— Stated goal —
The listing below holds pictures; exclude them. Return exactly the lines from the one with "Generate a Python" through the one with "from matplotlib.patches import Rectangle".

────────

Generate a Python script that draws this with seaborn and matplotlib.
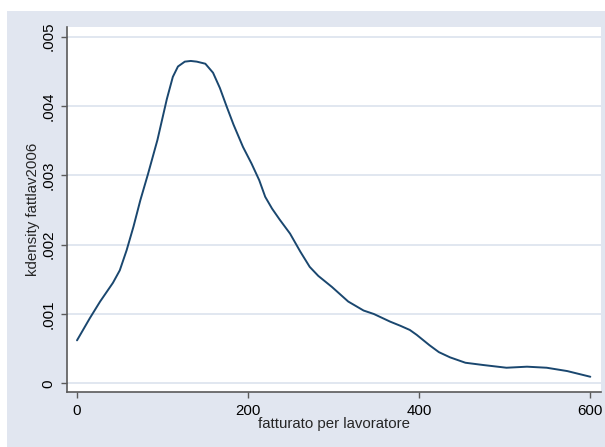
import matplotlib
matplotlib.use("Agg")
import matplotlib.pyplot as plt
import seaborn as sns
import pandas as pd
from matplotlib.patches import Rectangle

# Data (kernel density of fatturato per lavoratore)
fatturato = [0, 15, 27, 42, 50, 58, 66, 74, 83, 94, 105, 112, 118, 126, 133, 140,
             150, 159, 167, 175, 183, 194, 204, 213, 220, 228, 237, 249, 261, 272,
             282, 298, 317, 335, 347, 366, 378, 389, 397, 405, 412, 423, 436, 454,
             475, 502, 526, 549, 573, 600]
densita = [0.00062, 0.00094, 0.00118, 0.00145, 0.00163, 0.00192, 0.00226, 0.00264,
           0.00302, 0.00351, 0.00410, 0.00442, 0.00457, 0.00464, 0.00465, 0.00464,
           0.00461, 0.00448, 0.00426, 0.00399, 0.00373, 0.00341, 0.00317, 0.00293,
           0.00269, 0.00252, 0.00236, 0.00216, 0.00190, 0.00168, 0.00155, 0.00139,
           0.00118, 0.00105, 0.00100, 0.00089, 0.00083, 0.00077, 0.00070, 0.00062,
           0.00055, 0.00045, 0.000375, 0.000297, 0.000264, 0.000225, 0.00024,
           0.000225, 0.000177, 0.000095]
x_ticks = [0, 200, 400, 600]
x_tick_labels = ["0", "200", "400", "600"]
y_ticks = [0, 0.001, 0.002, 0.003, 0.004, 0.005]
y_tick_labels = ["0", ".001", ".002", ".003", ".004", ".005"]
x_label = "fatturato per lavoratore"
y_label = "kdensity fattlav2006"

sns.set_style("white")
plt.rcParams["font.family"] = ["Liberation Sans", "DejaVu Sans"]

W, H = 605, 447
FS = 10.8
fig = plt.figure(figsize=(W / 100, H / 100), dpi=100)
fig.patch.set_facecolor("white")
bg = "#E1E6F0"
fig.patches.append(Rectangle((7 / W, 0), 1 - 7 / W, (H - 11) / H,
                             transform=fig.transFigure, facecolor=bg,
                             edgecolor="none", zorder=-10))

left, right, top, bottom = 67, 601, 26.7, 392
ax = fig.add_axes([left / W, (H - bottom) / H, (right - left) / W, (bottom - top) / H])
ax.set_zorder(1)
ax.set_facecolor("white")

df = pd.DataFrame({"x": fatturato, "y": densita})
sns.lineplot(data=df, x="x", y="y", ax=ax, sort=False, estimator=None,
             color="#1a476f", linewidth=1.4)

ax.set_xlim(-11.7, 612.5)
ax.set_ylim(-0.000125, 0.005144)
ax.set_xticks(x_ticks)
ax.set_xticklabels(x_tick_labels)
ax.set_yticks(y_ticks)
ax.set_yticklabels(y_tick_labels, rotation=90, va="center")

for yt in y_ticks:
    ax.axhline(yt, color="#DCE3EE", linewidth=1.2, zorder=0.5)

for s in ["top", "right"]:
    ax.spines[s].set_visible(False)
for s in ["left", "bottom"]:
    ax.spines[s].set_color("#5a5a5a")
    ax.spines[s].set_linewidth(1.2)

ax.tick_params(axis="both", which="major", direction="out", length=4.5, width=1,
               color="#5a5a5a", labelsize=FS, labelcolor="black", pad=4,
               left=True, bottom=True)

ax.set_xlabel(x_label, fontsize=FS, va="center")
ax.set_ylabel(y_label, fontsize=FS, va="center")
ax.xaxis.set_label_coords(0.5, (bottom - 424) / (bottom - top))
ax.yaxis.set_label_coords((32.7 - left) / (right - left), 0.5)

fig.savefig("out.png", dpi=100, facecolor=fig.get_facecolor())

────────

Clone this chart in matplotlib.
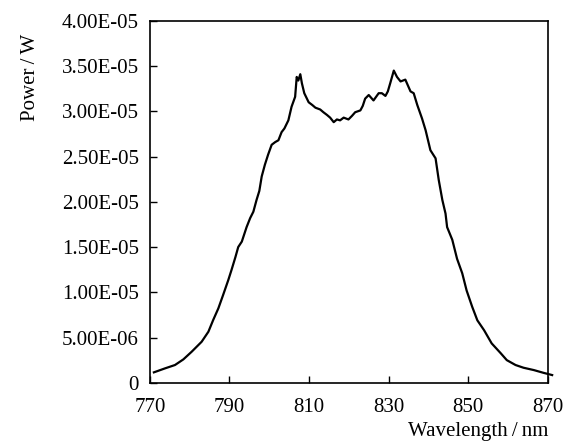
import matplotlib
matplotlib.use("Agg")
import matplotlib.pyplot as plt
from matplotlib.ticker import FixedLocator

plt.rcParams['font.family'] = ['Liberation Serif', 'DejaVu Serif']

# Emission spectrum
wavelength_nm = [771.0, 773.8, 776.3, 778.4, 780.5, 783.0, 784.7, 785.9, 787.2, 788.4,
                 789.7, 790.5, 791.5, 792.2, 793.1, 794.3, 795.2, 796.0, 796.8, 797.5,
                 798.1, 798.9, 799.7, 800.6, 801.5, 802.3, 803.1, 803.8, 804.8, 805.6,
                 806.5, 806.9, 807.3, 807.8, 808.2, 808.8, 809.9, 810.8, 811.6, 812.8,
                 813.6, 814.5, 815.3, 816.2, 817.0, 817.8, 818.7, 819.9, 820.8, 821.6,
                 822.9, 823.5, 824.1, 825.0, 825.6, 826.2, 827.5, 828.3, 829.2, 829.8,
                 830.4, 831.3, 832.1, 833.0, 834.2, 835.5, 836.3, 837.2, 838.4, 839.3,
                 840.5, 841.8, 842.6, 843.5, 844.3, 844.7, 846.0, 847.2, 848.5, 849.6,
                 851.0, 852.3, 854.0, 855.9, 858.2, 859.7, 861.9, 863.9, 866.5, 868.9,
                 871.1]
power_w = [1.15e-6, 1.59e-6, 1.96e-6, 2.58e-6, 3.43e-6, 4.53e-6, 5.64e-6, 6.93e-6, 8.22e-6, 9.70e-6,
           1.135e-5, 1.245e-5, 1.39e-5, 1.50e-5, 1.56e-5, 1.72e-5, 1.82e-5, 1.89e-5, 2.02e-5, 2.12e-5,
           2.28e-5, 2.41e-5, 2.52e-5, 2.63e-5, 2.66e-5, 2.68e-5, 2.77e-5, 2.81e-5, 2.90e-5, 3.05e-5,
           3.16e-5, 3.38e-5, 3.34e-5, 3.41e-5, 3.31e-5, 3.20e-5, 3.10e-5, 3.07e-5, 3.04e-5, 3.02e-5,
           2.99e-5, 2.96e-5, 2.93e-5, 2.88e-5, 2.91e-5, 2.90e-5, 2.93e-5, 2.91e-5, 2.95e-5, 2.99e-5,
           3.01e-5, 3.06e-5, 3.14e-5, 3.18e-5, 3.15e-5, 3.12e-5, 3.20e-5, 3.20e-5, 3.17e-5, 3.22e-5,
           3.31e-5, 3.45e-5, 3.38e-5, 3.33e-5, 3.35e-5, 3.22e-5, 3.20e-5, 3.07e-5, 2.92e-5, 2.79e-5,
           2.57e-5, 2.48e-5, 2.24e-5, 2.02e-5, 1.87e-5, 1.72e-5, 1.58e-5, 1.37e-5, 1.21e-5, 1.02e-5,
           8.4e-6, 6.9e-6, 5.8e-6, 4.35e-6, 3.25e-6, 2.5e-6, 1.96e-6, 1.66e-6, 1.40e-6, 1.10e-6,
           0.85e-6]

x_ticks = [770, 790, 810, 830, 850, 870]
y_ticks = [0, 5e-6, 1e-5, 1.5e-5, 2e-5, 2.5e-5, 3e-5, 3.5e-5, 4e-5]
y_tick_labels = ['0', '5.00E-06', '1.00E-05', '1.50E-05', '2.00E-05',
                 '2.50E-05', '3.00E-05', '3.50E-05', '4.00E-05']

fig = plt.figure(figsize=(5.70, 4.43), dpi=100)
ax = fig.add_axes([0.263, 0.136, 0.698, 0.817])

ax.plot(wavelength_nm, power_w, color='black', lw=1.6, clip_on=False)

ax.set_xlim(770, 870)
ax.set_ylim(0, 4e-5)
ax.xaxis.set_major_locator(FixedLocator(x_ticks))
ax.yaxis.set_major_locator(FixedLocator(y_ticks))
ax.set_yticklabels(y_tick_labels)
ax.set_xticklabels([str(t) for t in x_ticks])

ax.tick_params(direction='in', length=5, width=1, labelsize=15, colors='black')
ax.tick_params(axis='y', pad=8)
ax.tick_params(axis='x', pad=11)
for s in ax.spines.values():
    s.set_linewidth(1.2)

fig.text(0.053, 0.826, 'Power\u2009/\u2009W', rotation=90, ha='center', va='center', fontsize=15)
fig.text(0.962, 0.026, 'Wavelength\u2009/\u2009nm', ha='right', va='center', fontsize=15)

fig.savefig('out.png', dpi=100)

────────

— Exercise answer —
Generate a Python script that draws this with seaborn and matplotlib.
import matplotlib
matplotlib.use("Agg")
import matplotlib.pyplot as plt
import seaborn as sns
import pandas as pd
from matplotlib.patches import Rectangle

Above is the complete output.